Получив отказ, я вернулся домой, чтобы сообщить новость Вале. Не могу сказать, что она была ужасно расстроена, да и я тоже. За шесть месяцев, прошедших с момента подачи заявления, мы привыкли жить в подвешенном состоянии между двумя мирами и в некотором смысле получали от этого удовольствие: мы были еще дома, но уже на свободе; избавились от страха, но наслаждались каждым лишним днем, который мы можем провести с близкими. Мы получали максимум от того, что один из наших товарищей-отказников назвал «каникулами от реальности».
Мы вели кочевой образ жизни; за девять месяцев сменили четыре арендованные комнаты: как только хозяева понимали, что жильцы нигде не работают и к ним приходят иностранцы, не говоря уже об интересе милиции, нас просили съехать, и мы отправлялись искать новое жилье, притворяясь бедными студентами. Моя бывшая жена Татьяна относилась ко всему с образцовым спокойствием, позволяя мне видеть маленькую Машу столько, сколько я захочу, несмотря на то что машины «наружки» время от времени сопровождали меня до ее подъезда. Вопреки опасениям моего отца я не воспринимал всерьез угрозу быть раздавленным режимом. Наверное, это была просто юношеская самоуверенность; спустя годы я понял, что мне очень повезло – все могло закончиться гораздо хуже. Но в те дни я чувствовал себя прекрасно. Я был уверен, что рано или поздно мы уедем и я вернусь в лабораторию.
В Москве было несколько сот отказников, по всему Советскому Союзу – несколько тысяч; все были ученые или инженеры со степенями и успешной карьерой за плечами. Каждому было отказано по причине «государственных интересов», и все как один утверждали, что это было совершенно необоснованно. Все мы считали, что таким образом власти пытаются отпугнуть других желающих подавать заявление на выезд, чтобы остановить утечку мозгов.
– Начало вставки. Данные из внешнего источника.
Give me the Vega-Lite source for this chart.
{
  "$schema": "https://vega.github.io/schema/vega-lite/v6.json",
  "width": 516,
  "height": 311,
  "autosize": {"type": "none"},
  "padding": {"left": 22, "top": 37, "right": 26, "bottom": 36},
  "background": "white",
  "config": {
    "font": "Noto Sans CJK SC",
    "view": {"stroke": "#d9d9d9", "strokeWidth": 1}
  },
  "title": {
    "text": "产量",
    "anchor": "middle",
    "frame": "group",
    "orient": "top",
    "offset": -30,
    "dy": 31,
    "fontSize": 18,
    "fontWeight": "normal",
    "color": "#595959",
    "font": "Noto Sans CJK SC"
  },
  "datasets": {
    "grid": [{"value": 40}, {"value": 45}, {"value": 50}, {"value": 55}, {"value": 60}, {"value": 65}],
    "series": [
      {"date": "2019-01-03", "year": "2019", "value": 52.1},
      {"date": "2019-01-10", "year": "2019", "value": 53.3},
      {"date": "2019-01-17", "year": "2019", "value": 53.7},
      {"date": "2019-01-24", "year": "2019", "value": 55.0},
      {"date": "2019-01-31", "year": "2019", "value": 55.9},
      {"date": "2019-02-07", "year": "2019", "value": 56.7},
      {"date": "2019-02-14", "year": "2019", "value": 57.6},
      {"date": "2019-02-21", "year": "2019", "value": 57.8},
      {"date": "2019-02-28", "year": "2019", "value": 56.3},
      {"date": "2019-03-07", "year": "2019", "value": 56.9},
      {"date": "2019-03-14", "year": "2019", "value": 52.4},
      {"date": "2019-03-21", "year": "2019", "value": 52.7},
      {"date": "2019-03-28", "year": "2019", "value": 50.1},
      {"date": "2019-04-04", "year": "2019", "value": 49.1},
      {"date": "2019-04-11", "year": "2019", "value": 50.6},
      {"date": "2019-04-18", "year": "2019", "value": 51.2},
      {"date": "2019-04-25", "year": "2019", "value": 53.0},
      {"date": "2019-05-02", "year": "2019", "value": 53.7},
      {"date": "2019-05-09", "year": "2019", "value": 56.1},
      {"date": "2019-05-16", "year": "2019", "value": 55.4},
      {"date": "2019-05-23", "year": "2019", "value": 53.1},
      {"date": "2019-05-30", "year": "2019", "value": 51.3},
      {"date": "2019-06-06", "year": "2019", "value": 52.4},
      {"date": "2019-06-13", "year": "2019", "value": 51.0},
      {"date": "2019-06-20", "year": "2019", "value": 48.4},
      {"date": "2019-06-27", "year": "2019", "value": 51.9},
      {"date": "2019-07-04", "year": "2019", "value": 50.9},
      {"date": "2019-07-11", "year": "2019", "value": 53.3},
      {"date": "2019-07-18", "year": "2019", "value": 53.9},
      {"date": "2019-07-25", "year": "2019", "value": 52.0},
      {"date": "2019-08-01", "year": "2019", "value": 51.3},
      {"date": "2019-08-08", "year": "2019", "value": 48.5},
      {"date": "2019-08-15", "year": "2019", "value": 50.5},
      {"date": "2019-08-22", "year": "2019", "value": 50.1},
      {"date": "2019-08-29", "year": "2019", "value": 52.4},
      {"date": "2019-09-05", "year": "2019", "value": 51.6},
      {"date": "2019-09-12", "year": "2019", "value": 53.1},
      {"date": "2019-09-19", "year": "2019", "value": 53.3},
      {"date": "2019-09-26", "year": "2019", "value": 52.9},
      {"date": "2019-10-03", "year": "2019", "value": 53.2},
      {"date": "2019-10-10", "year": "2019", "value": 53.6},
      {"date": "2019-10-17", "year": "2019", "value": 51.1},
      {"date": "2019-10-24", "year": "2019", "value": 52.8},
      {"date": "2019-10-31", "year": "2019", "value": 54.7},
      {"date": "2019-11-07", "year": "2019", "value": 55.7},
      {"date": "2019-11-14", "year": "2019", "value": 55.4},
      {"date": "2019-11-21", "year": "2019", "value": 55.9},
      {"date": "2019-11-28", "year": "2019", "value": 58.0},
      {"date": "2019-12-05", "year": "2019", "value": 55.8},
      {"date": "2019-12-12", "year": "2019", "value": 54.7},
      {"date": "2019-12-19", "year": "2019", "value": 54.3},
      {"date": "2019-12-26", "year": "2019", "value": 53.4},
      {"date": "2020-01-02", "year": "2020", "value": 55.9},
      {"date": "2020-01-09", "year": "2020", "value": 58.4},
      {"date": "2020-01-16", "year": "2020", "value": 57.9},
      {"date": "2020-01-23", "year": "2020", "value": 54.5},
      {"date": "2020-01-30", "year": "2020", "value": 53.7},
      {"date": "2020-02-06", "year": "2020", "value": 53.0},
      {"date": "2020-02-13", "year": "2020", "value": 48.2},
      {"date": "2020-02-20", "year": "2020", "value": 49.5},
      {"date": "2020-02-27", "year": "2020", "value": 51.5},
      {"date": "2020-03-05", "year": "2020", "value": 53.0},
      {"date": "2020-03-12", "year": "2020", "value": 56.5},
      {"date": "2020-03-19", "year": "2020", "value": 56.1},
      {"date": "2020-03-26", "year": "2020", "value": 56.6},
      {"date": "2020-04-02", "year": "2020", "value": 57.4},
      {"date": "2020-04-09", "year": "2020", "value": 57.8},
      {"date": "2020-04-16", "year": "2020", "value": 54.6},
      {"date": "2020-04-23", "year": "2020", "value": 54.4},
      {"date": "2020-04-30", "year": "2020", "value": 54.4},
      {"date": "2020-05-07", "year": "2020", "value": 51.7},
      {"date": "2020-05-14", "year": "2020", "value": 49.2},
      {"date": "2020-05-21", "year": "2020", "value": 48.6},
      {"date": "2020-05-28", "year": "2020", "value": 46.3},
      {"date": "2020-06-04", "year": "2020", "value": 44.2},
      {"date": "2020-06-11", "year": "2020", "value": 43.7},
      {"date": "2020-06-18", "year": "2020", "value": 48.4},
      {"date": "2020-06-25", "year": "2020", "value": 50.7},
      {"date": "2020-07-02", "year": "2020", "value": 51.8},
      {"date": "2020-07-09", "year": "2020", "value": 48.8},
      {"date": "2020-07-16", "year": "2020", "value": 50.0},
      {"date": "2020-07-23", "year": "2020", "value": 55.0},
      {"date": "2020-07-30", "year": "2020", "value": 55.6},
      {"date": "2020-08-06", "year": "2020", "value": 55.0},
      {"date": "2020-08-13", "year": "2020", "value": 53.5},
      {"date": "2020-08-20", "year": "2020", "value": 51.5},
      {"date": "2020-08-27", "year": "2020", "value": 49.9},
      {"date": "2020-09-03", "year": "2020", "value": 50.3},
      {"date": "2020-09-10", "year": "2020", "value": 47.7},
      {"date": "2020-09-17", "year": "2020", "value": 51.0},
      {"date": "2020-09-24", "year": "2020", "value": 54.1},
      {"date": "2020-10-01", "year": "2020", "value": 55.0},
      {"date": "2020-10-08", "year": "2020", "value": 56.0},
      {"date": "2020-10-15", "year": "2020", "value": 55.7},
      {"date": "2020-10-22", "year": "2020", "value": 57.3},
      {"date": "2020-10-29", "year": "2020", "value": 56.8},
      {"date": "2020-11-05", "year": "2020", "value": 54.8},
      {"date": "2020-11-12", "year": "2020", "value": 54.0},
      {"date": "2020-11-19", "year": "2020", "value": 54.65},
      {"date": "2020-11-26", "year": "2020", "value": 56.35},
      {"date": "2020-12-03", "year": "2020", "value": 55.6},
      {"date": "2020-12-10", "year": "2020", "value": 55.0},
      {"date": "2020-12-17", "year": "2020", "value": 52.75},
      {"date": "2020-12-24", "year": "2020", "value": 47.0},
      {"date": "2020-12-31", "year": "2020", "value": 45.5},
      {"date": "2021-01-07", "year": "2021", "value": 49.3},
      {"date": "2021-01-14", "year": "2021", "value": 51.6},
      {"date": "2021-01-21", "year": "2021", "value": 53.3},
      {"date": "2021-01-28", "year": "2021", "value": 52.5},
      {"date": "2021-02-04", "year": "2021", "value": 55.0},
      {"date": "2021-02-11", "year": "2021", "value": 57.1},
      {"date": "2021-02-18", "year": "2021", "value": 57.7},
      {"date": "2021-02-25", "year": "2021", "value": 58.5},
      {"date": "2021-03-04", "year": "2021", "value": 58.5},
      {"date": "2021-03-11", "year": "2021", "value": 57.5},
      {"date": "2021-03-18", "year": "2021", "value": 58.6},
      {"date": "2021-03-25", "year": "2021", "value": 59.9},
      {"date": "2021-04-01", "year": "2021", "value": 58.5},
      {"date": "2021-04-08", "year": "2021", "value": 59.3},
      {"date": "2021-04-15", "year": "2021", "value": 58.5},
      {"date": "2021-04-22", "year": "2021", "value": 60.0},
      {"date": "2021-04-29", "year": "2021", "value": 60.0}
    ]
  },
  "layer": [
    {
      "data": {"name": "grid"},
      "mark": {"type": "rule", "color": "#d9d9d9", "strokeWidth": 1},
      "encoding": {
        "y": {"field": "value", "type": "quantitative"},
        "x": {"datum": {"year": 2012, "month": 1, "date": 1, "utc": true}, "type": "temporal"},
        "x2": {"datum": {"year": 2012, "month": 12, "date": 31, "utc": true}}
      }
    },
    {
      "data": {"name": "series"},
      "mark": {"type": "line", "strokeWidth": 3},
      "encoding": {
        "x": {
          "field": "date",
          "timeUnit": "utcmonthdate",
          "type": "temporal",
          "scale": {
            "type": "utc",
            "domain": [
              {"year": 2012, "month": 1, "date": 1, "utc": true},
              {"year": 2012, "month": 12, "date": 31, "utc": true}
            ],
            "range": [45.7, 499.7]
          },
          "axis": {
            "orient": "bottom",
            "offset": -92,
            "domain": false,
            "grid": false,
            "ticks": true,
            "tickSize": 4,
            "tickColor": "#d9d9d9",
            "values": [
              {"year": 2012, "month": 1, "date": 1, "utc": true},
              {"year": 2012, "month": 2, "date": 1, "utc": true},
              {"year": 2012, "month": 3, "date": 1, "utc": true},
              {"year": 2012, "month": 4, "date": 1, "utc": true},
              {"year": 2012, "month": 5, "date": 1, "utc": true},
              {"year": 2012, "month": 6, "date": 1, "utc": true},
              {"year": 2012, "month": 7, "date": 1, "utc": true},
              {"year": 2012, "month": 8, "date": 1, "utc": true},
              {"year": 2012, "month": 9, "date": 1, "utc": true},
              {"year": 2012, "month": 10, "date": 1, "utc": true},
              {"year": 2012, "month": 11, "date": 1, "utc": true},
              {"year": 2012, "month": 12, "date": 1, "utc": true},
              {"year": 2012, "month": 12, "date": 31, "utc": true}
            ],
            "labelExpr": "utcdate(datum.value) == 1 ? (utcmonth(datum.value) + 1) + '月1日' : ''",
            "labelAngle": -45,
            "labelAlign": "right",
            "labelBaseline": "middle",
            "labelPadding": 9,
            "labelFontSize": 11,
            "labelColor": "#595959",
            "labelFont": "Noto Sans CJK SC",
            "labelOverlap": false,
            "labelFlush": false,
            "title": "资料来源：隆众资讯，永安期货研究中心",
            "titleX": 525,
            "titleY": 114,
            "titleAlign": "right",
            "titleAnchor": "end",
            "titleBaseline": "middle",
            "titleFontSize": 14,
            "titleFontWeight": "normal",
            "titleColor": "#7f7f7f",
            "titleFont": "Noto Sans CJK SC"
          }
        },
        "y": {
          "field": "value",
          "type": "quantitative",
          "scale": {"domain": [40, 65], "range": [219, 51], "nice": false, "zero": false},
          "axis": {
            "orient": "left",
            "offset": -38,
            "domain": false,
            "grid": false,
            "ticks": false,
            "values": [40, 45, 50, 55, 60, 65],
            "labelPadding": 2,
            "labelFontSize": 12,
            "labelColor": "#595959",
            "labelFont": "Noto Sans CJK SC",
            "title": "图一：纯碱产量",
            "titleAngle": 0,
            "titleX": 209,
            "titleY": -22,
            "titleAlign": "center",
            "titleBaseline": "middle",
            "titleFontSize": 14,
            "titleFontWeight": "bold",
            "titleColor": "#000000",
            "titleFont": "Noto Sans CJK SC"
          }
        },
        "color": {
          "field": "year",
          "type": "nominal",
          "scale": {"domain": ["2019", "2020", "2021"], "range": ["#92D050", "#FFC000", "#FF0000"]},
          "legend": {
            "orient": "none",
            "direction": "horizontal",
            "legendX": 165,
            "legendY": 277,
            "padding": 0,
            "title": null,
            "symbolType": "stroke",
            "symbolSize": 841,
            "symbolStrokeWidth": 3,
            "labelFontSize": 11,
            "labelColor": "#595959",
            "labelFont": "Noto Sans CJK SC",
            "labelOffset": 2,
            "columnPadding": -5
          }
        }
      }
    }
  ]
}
Благодаря знанию английского языка и урокам Кирилла Хенкина я быстро стал «пресс-секретарем» всей группы. Наше положение – коллективно и индивидуально – вызывало большой интерес у иностранных корреспондентов, ибо проблема еврейской эмиграции стала основным препятствием «разрядки» Никсона – Брежнева.
Следуя «принципу Фишера» – досадить властям до такой степени, что они захотят меня «отсюда вышвырнуть», – сфера моего подпольного пресс-бюро включала и демократическое движение. И я был «официальным» неофициальным переводчиком Сахарова.
Парализующий страх во время моего первого визита в квартиру на ул. Чкалова больше не возвращался. Теперь я был хорошо известен в Конторе, и мне больше не мешали входить и выходить от Сахарова. Иногда я замечал за собой слежку, но научился ее игнорировать с помощью простой мантры: «не бойся того, что может случиться; ведь оно, может, и не случится, и окажется, что ты зря потратил нервную энергию». Меня стали упоминать в зарубежных радиопередачах, называя представителем московских диссидентов. Впервые в жизни я был полностью счастлив: свободен, влюблен и делал то, чем мог гордиться.